I don't know about safety, but it's got to be stale as all hell by now. I would throw this out if I found it in my pantry. Dude, I mean I have some chamomile from maybe a year and a half ago that I was thinking about just tossing because, after that long, can it still really be that good?
posted by Sara C. at 2:35 PM on February 4, 2015 [5 favorites]


Agreed. Safe, but not tasty.
posted by something something at 2:38 PM on February 4, 2015 [1 favorite]


Brew some up and taste it. I think the main concern will be palatability and not safety--there are styles of tea which are aged for much longer than this, and may not reach peak flavor for decades after production. My personal experience is that old tea that isn't aging gracefully tends to become unpleasantly bitter. Also, if it's chai in the American sense of the word (tea plus spices), most of the volatile oils have probably dissipated. I see that Wagh Bakri makes a spiced tea but can't read your package or match it to anything in their current product line.
posted by pullayup at 2:43 PM on February 4, 2015 [1 favorite]

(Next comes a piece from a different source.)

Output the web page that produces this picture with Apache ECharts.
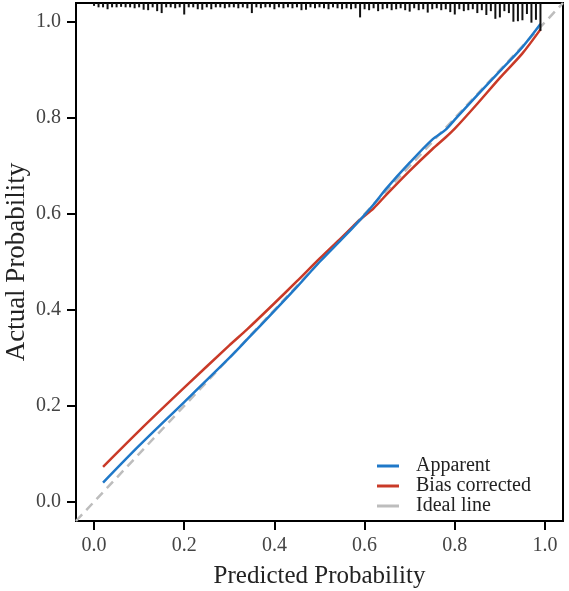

Does the tea itself look like the tea in this picture and just smell like tea, not tea + spices? If so it is tea processed by the CTC method, and probably Assam tea, i.e. tea from Assam.

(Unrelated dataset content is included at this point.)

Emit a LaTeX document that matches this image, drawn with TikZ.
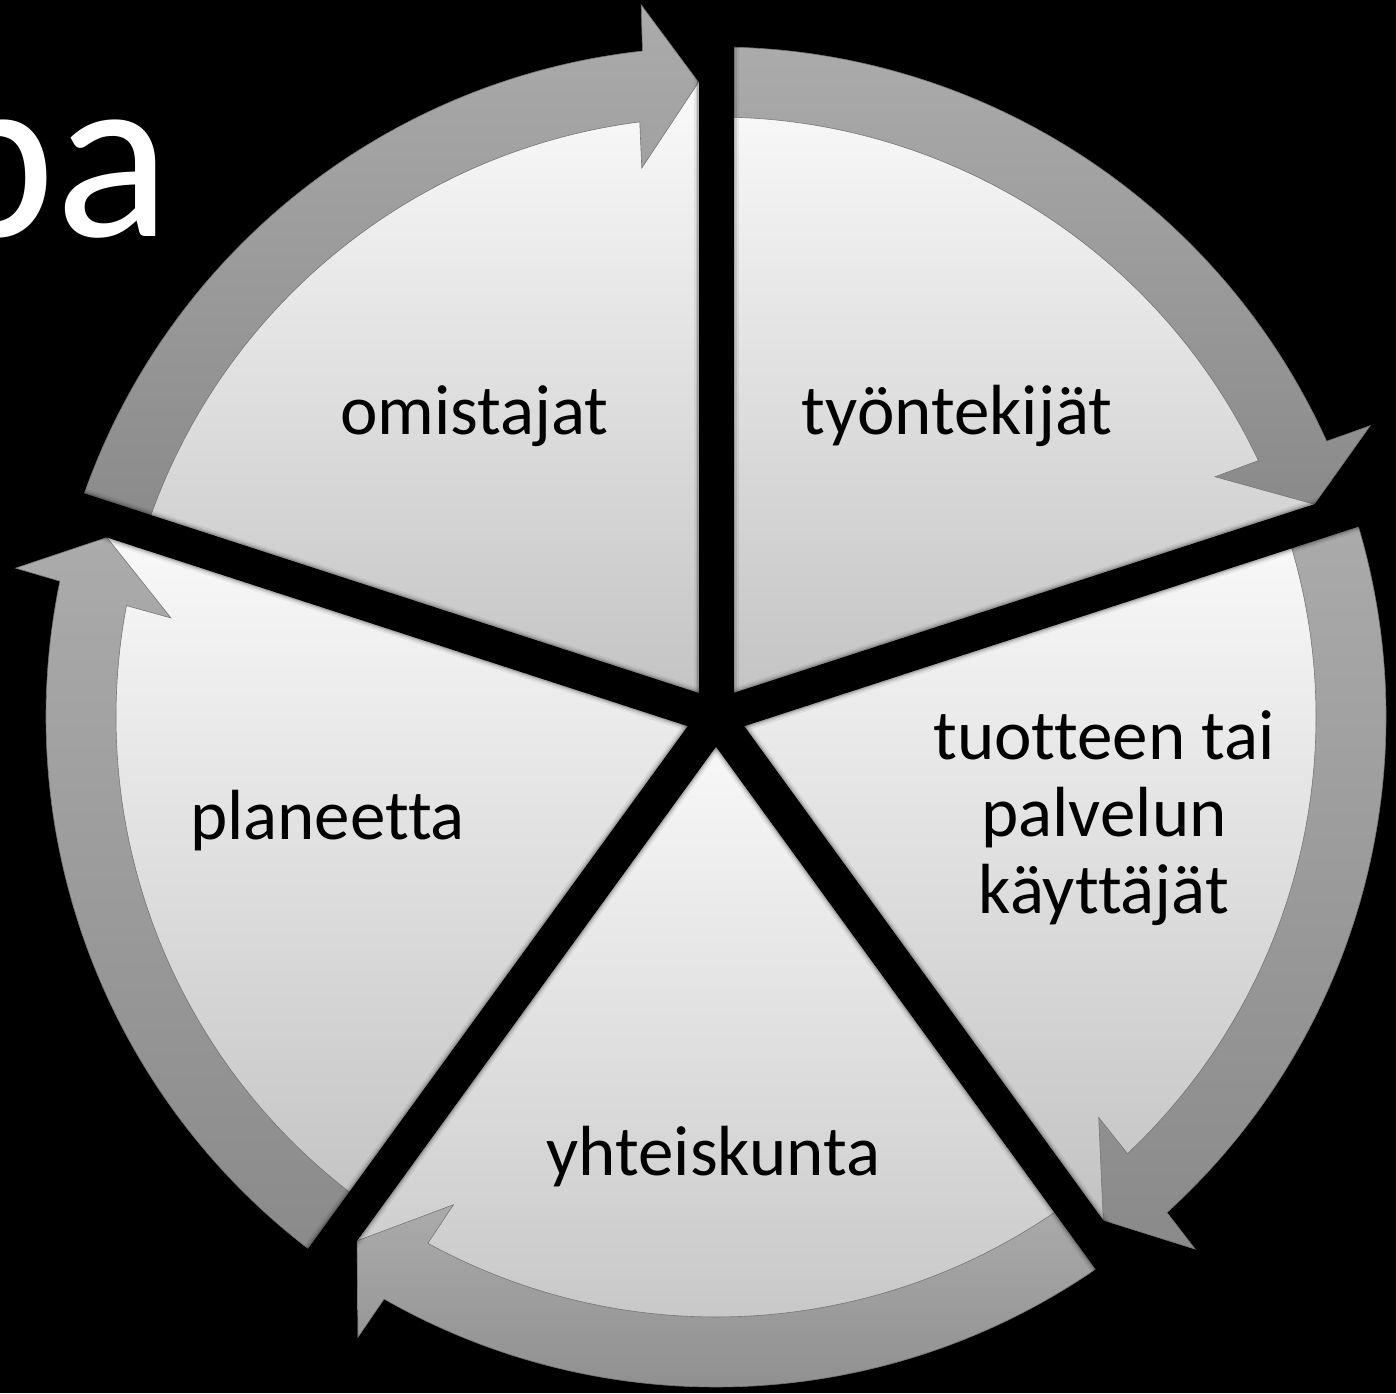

If instead of looking like tiny pellets it looks like dust or the stuff you find inside a teabag, then it may be one of the other teas listed on the Wagh Bakri site like dust or fannings. (click on the bags of tea pictures toward the bottom of this web page for descriptions).

I've drunk tea this old, when it was sealed in its original packaging. It was not bad, but had lost some of its oomph so to speak.
posted by gudrun at 4:02 PM on February 4, 2015


Some info./recipes for masala chai.
posted by gudrun at 4:09 PM on February 4, 2015


I've also had elderly tea. You'll hopefully just find that you need to add a bit extra to the pot and it just tastes weak but not otherwise disappointing.
posted by kmennie at 6:03 PM on February 4, 2015 [1 favorite]


I treat decent tea as more or less drinkable till the end of days if it's been stored in a cool, dark, dry place. I have sealed bags that I bought a decade ago, and I'm not throwing 'em out.

However, this looks very much like standard bulk CTC tea (little pellets, strong-brewing, but not especially fancy) that you could replace with a fresher bag from your nearest south Asian grocery for not much money.
posted by holgate at 10:19 PM on February 4, 2015


Yeah, safety isn't an issue here, unless it somehow got wet and mold started growing, but that would be obvious. It probably will be really stale, but I'd try it anyway - the worst that happens is you get a cup of tea you don't like, and you don't have to finish that first cup of tea if it's that bad.

I don't think I've ever had tea last 10 years, but I've had years-old tea before, and it was perfectly drinkable, though definitely weaker and less tasty than fresh tea. If it stayed sealed until now your chances are much better.